A Place to Bury Strangers - Transfixiation - Albums - Reviews - Soundblab

A Place to Bury Strangers - Transfixiation

by Miz DeShannon Rating:8.5 Release Date:2015-02-16

The titles of tracks on the NYC noise rockers' fourth album reek of everything to do with an over-dramatic break-up. There is never much reporting on such things surrounding A Place to Bury Strangers, so who knows.

In quite a poignant manner, vocalist/guitarist and longest serving member Oliver Ackermann has said of this latest music “The meaning is the absolute truth. Life is super intense and fucked up so even accomplishing anything is a huge feat. We should all be proud of that.” Deep, and very true. Being relatively unable to understand any of the vocals on APTBS tracks, we'll never know how deep and meaningful that statement really is to him.

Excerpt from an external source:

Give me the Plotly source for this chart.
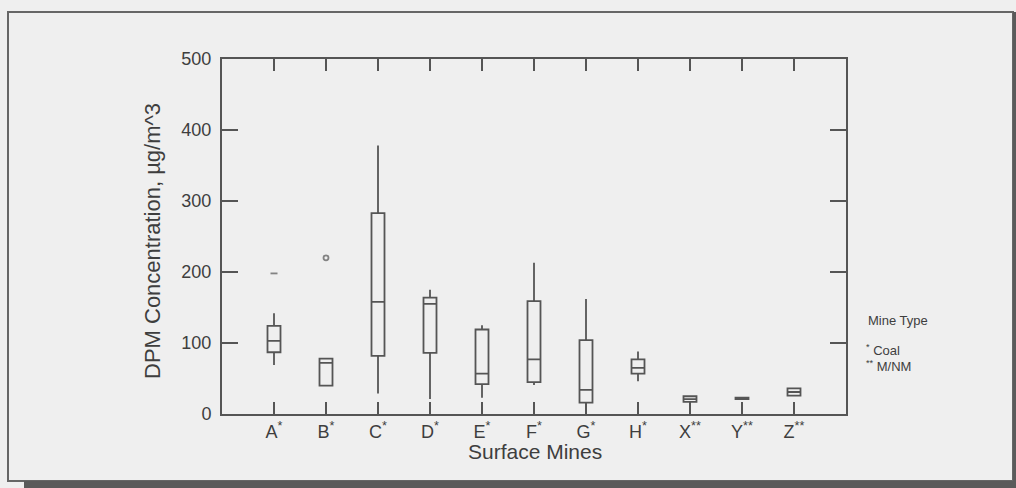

With a drummer seemingly programmed to mimic a machine gun, opening track 'Supermaster' is actually a fairly relaxed entry-point into the fourth album. A touch more like 80s post-punk and goth in the Gretch guitar wails, there might even be an E-bow in there. This band could be the first whose guitarist intentionally plays as though no music exists, tuneless most of the time and pure noise even when picked. This would be a good track to end their raucous live show with, considering the string-hacking feedback sounds fading out at the end.

Pre-Christmas single 'Straight' is apparently a feat in recording, as it's the closest the band have managed to come to their monumental and utterly mind-blowing live sound. I imagine that comes through when you play it on a decent enough system but, sadly, I haven't spotted it.

Starting with a noise that sounds like a car driving at you, combined with super-distorted guitar sounds, it's the wide range of bass riffs that carries the melody for the tune, and the drummer's treble is set nice and high to contrast. Remarkably clear vocal for APTBS on this one, and more mainstream sounding than usual, so probably not the closest to their live sound which is absolutely nuts really.

Signature whirring and wailing and major vocal distortion on the short sharp burst of 'Love High', drum parts are again filled with fourth beat crotchets that'd fit well with an indie set-up. This band are all about the layers, though, not a breakdown of the rhythm section. Noise, feedback, squealing, and layers and layers of it.

Their writing process is probably a good guide on 'How Not to Play Guitar' because it's all about Ackermann and his love of distortion - unsurprisingly, as he has his own pedal company. Strip away his guitar parts and the rest can be decidedly normal. 'What We Don’t See' definitely has swingy, indie vibe though. Shocker. Very well constructed, which isn't something usually said about APTBS.

Then 'Deeper' starts. At first you could be mistaken for thinking it's Alice Cooper's 'Poison', but it really isn't. No, definitely not. Sabbath-style crashing and doom-laden bass-booms smash through with a vocal that sends shivers through your veins. All that's missing is the bell toll.

Very soon you notice that all that darkness you thought had whiled away through the cynicism of being popular, hasn't at all. It's there, lurking. Mean and groaning. Personally, this is a much preferable direction. Full. On. For over six minutes.

Some strange Japanese inspired intro appears on 'Lower Zone', a purely instrumental outing, then the blasting intro of 'We've Come So Far'. Another new and surprising layer in the form of a female vocal softens the high-speed noise of this latest single, dipping into the psych world for even more cross-genre hopping.

It'd only be repetitive to go over the following tracks ('Now It's Over', 'I'm So Clean', 'Fill the Void'), considering they plateau out to be more of the signature noise, with variations in pace, strength of reverb, length of feedback, depth of bass. Not that this is a boring album in the slightest, but trawling through the variations and combinations of the layering would be.

They end with the most punk track of the album, 'I Will Die', a third of the track being an intro of (you guessed it) crashing distortion. In some instances their signature 'explosion of sound' has neatened up in this latest recording, but it's still an album with waves of contrast throughout.

Yet again APTBS leave you just desperate to see them live. They previously described themselves as “total sonic annihilation” - never has distortion overkill sounded so good.